Les guerres d'aujourd'hui posent de nouveaux défis mais offrent aussi de nouvelles possibilités en matière de recherche de personnes disparues. Bien que la question demeure complexe, il existe de nos jours une multitude de nouvelles sources d'informations qui peuvent faciliter les recherches. Alors que l'Agence centrale de recherches du CICR s'apprête à célébrer ses 150 ans d'existence l'année prochaine, nous nous attachons à moderniser nos méthodes de travail, notamment en investissant dans des technologies de recherche améliorées, telles que la reconnaissance faciale.

Nous pouvons en outre compter sur un bagage de plus en plus important de compétences techniques et d'expérience, y compris dans le domaine des sciences forensiques, pour améliorer nos méthodes de prévention et d'intervention.
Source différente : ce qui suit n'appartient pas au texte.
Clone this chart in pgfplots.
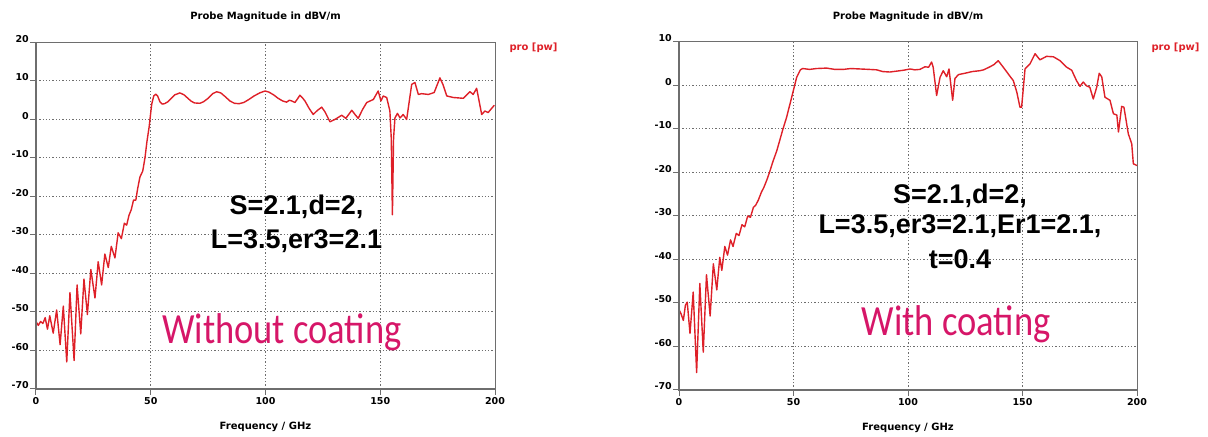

Le CICR s'emploie à mettre en place une communauté de pratique et, à travers son projet sur les « Personnes disparues », interagit avec des experts et des praticiens, des organisations internationales et non gouvernementales, des institutions nationales et des familles afin de recenser les meilleures pratiques, d'élaborer des recommandations techniques et de coordonner les efforts.


Pour nous, il est évident que la manière dont la question des personnes disparues est traitée pendant et après un conflit peut avoir une incidence sur l'ampleur du problème, ses répercussions sur les communautés et les relations futures entre les parties au conflit.

Il est fondamental que les cas de personnes disparues soient traités sans discrimination : ces personnes ainsi que leurs familles ne doivent pas être pas une monnaie d'échange.

J'exhorte les États Membres à adopter les quatre mesures suivantes, dans le cadre de la mise en œuvre de la résolution adoptée aujourd'hui et au-delà.

Premièrement, les États et les parties à un conflit armé doivent respecter et faire respecter le droit international humanitaire dans leurs opérations. Ils doivent défendre le droit des familles de savoir ; assurer la protection des civils ; faire en sorte que personne ne « disparaisse » lors d'un conflit armé, pendant les hostilités ou après son arrestation ; et veiller à ce que les morts soient pris en charge de manière méthodique et digne.

En particulier, nous demandons aux parties à un conflit de permettre au CICR d'accéder aux lieux de détention et de faciliter les contacts familiaux. Cette mesure importante contribuerait grandement à empêcher que des détenus disparaissent.

Deuxièmement, les États doivent mettre en place des mesures préventives. Si l'on n'agit pas de manière précoce, le travail de recherche pour retrouver une personne disparue n'en devient que plus considérable, de même que la douleur des familles et le soutien qui sera nécessaire pour répondre à leurs besoins.

Les obligations ne commencent pas après la fin des hostilités.

Troisièmement, la question des personnes disparues doit être avant tout une question humanitaire et doit être dissociée de tout intérêt politique et tout processus d'établissement des responsabilités.


Les États doivent traiter les cas de personnes disparues sans discrimination.

Trop souvent, nous assistons à une manipulation politique de cette question, ou constatons que les familles d'anciens ennemis sont stigmatisées ou privées de ce service.

Enfin, les États doivent soutenir une action humanitaire professionnelle, neutre et impartiale sur la question des personnes disparues.

Par le biais de vos experts techniques et de vos institutions, vous pouvez vous joindre au CICR et aux autres organisations locales et internationales pour soutenir la création d'une communauté de pratique mondiale ainsi que l'élaboration de normes techniques et de recommandations universellement reconnues.

Il est urgent que tous les acteurs fassent preuve d'une volonté politique et d'une détermination plus fortes en vue de respecter leurs obligations concernant les personnes disparues. Nous demandons aux États d'assumer leurs responsabilités et de prendre les mesures nécessaires pour relever ce défi humanitaire crucial et pourtant largement négligé.